Spotlight on Houcine Abassi

By Frida Dahmani

Photos© Nicolas Fauquè/CorbisTaking no side politically, this skilled trade union negotiator has become one of the most influential men in Tunisia. His role since the Arab Spring won him and three others this year's Nobel Peace Prize

 

On 9 October, Tunisian labour leader Houcine Abassi and three other civil society figures took this year's Nobel Peace Prize for their role in deepening democracy and preventing conflict after the 2011 downfall of President Zine el-Abidine Ben Ali.

Since his election in December 2011 as secretary general of the Union Générale Tunisienne du Travail (UGTT), Abassi has been one of the most influential men in Tunisia.

At the head of the powerful labour union, which draws its support from its historical role in the struggle for independence and the building of a modern Tunisia, this native of Kairouan has faced four governments in three years and has forced them to listen to workers' demands.

A dyed-in-the-wool militant trade unionist who has spent 30 years rehabilitating the image of the union, Abassi brought about a rapprochement with the employers' union in 2012, bypassing government to help save the country's economy.

However, his boldest move was the national dialogue initiative. The troika of parties that led the country after the 2011 election of the Assemblée Constituante – Ennahda, the Congrès pour la République and Ettakatol – were bogged down in disagreements about the shape of the proposed new constitution.

In October 2012, he invited political parties, civil society organisations and the government
to a general consultation. this first attempt failed, and politicised militias attacked UGTT members.

After the assassination of leftist leaders Chokri Belaïd and Mohamed Brahmi in 2013, Tunisia was on the brink of civil war.

This forced the troika to agree to a roadmap that would bring the transitional period to an end.
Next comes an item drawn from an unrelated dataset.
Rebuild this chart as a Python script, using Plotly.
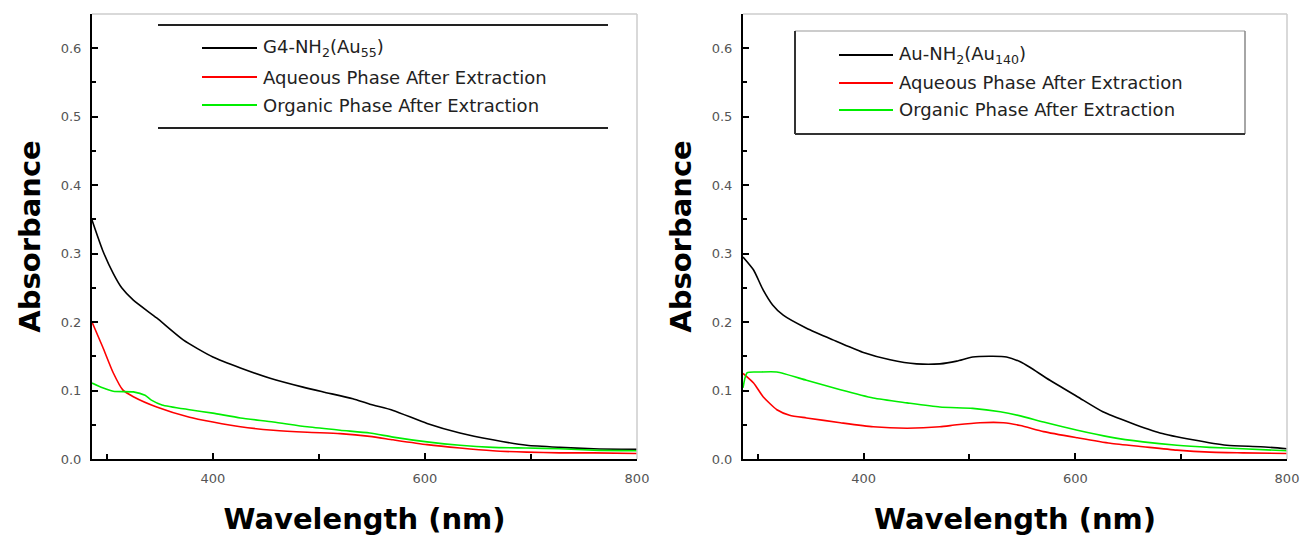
import plotly.graph_objects as go

# ---- Spectra: G4-NH2 dendrimer sample (left panel) ----
g4_black_x = [286, 296, 306, 314, 325, 347, 372, 400, 426, 454, 485, 504, 532, 548, 570, 602, 633, 664, 696, 727, 759, 800]
g4_black_y = [0.349, 0.305, 0.271, 0.250, 0.232, 0.206, 0.174, 0.149, 0.133, 0.118, 0.105, 0.098, 0.088, 0.080, 0.071, 0.052, 0.038, 0.028, 0.020, 0.017, 0.015, 0.014]

g4_aq_x = [286, 296, 306, 315, 325, 347, 378, 400, 426, 457, 489, 520, 548, 570, 602, 633, 664, 696, 727, 759, 800]
g4_aq_y = [0.200, 0.164, 0.126, 0.101, 0.091, 0.076, 0.061, 0.054, 0.047, 0.042, 0.039, 0.037, 0.033, 0.028, 0.021, 0.016, 0.012, 0.010, 0.009, 0.009, 0.008]

g4_org_x = [286, 296, 306, 325, 336, 342, 352, 378, 400, 426, 457, 489, 520, 548, 570, 602, 633, 664, 696, 727, 759, 800]
g4_org_y = [0.111, 0.104, 0.099, 0.098, 0.093, 0.086, 0.079, 0.072, 0.067, 0.060, 0.054, 0.047, 0.042, 0.038, 0.032, 0.025, 0.020, 0.017, 0.016, 0.015, 0.013, 0.012]

# ---- Spectra: Au-NH2 sample (right panel) ----
au_black_x = [286, 296, 305, 314, 324, 346, 371, 399, 425, 450, 472, 488, 503, 522, 535, 548, 557, 576, 602, 626, 652, 680, 711, 743, 775, 800]
au_black_y = [0.295, 0.276, 0.247, 0.225, 0.210, 0.191, 0.174, 0.156, 0.145, 0.139, 0.139, 0.143, 0.149, 0.150, 0.149, 0.142, 0.134, 0.115, 0.091, 0.069, 0.053, 0.038, 0.028, 0.020, 0.018, 0.015]

au_aq_x = [286, 296, 305, 318, 330, 346, 378, 409, 441, 472, 488, 510, 532, 548, 570, 602, 633, 664, 696, 727, 758, 800]
au_aq_y = [0.125, 0.111, 0.091, 0.072, 0.064, 0.060, 0.053, 0.047, 0.045, 0.047, 0.050, 0.053, 0.053, 0.049, 0.040, 0.031, 0.023, 0.018, 0.013, 0.010, 0.009, 0.008]

au_org_x = [286, 290, 302, 318, 346, 378, 409, 441, 472, 503, 529, 548, 570, 602, 633, 664, 696, 727, 758, 800]
au_org_y = [0.104, 0.126, 0.127, 0.127, 0.115, 0.101, 0.089, 0.082, 0.076, 0.074, 0.069, 0.063, 0.054, 0.042, 0.032, 0.025, 0.020, 0.017, 0.015, 0.012]

left_names = ["G4-NH<sub>2</sub>(Au<sub>55</sub>)", "Aqueous Phase After Extraction", "Organic Phase After Extraction"]
right_names = ["Au-NH<sub>2</sub>(Au<sub>140</sub>)", "Aqueous Phase After Extraction", "Organic Phase After Extraction"]
series_colors = ["#000000", "#ff0000", "#00ee00"]

x_range = [286, 800]
y_range = [0, 0.65]
x_tickvals = [400, 600, 800]
x_ticktext = ["400", "600", "800"]
y_tickvals = [0.0, 0.1, 0.2, 0.3, 0.4, 0.5, 0.6]
y_ticktext = ["0.0", "0.1", "0.2", "0.3", "0.4", "0.5", "0.6"]

W, H = 1315, 536


def px(x):
    return x / W


def py(y):
    return 1 - y / H


fig = go.Figure()

panels = [
    ("x", "y", [(g4_black_x, g4_black_y), (g4_aq_x, g4_aq_y), (g4_org_x, g4_org_y)], left_names),
    ("x2", "y2", [(au_black_x, au_black_y), (au_aq_x, au_aq_y), (au_org_x, au_org_y)], right_names),
]
for xa, ya, series, names in panels:
    for (sx, sy), name, col in zip(series, names, series_colors):
        fig.add_trace(go.Scatter(
            x=sx, y=sy, mode="lines", name=name, xaxis=xa, yaxis=ya,
            line=dict(color=col, width=1.6, shape="spline", smoothing=0.6),
            showlegend=False,
        ))

tick_font = dict(family="DejaVu Sans", size=13, color="#555555")
title_font = dict(family="DejaVu Sans", size=29, color="#000000")

x_common = dict(
    range=x_range, tickvals=x_tickvals, ticktext=x_ticktext, ticks="inside", ticklen=6,
    tickwidth=1.5, tickcolor="#000", showline=True, linecolor="#000", linewidth=2,
    showgrid=False, zeroline=False, tickfont=tick_font, ticklabelstandoff=6,
    minor=dict(tick0=300, dtick=100, ticks="inside", ticklen=5, tickcolor="#000", showgrid=False),
    title=dict(text="<b>Wavelength (nm)</b>", font=title_font, standoff=26),
    automargin=False,
)
y_common = dict(
    range=y_range, tickvals=y_tickvals, ticktext=y_ticktext, ticks="inside", ticklen=6,
    tickwidth=1.5, tickcolor="#000", showline=True, linecolor="#000", linewidth=2,
    showgrid=False, zeroline=False, tickfont=tick_font, ticklabelstandoff=6,
    minor=dict(dtick=0.05, ticks="inside", ticklen=4, tickcolor="#000"),
    title=dict(text="<b>Absorbance</b>", font=title_font, standoff=12),
    automargin=False,
)

left_dom = [px(92), px(637)]
right_dom = [px(743), px(1287)]
y_dom = [py(459), py(14)]

fig.update_layout(
    width=W, height=H, margin=dict(l=0, r=0, t=0, b=0),
    paper_bgcolor="white", plot_bgcolor="white",
    xaxis=dict(domain=left_dom, anchor="y", **x_common),
    yaxis=dict(domain=y_dom, anchor="x", **y_common),
    xaxis2=dict(domain=right_dom, anchor="y2", **x_common),
    yaxis2=dict(domain=y_dom, anchor="x2", **y_common),
    showlegend=False,
)

shapes = []
# light frame on the top and right of each plot area
for l, r in [(92, 637), (743, 1287)]:
    shapes.append(dict(type="line", xref="paper", yref="paper", x0=px(l), x1=px(r), y0=py(14), y1=py(14),
                       line=dict(color="#cccccc", width=1.5)))
    shapes.append(dict(type="line", xref="paper", yref="paper", x0=px(r), x1=px(r), y0=py(14), y1=py(459),
                       line=dict(color="#cccccc", width=1.5)))

# left legend frame: top and bottom rules
for yy in (25, 128):
    shapes.append(dict(type="line", xref="paper", yref="paper", x0=px(158), x1=px(608), y0=py(yy), y1=py(yy),
                       line=dict(color="#222222", width=2)))
# right legend frame
shapes.append(dict(type="line", xref="paper", yref="paper", x0=px(795), x1=px(1245), y0=py(31), y1=py(31),
                   line=dict(color="#bbbbbb", width=1.5)))
shapes.append(dict(type="line", xref="paper", yref="paper", x0=px(1245), x1=px(1245), y0=py(31), y1=py(134),
                   line=dict(color="#888888", width=1.5)))
shapes.append(dict(type="line", xref="paper", yref="paper", x0=px(795), x1=px(795), y0=py(31), y1=py(134),
                   line=dict(color="#333333", width=2)))
shapes.append(dict(type="line", xref="paper", yref="paper", x0=px(795), x1=px(1245), y0=py(134), y1=py(134),
                   line=dict(color="#333333", width=2)))

annotations = []
legend_font = dict(family="DejaVu Sans", size=18, color="#222222")
for names, lx0, lx1, tx, rows in [
    (left_names, 202, 257, 261, [48, 77, 105]),
    (right_names, 839, 893, 897, [55, 83, 110]),
]:
    for name, col, ry in zip(names, series_colors, rows):
        shapes.append(dict(type="line", xref="paper", yref="paper", x0=px(lx0), x1=px(lx1), y0=py(ry), y1=py(ry),
                           line=dict(color=col, width=2)))
        annotations.append(dict(text=name, xref="paper", yref="paper", x=px(tx), y=py(ry),
                                xanchor="left", yanchor="middle", showarrow=False, font=legend_font))

fig.update_layout(shapes=shapes, annotations=annotations)

fig.write_html("out.html")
Abassi joined forces with three others: Wided Bouchamaoui, president of the Union Tunisienne de l'Industrie, du Commerce et de l'Artisanat; Abdessatar Ben Moussa, president of the Ligue Tunisienne des Droits de l'Homme; and Mohamed Fadhel Mahfoudh, president of the Tunisian bar association.

Together, they led discussions and ensured that the decisions taken were acted on up to the general elections in October 2014.

Despite the resistance of the Islamists of Ennahda, these civil society organisations forced the troika to step down, which led to the appointment of a government of technocrats, a new constitution and general elections. It was this peaceful manoeuvre, known as the national dialogue, that won the Nobel prize.

The accolade has not ruffled Abassi, 69, a taciturn man of strongly held opinions. He has not lost sight of his role as a trade unionist and continues to stick firmly to his principles in protracted negotiations with the government of prime minister Habib Essid.

Those close to Abassi say that he wants the national dialogue to become a permanent body, which would give the UGTT a firm political role; others insist he has no other objective in sight than the union's congress, scheduled for late 2016.

In any case, Abassi, virtually unknown here just four years ago, has become a man to be reckoned with.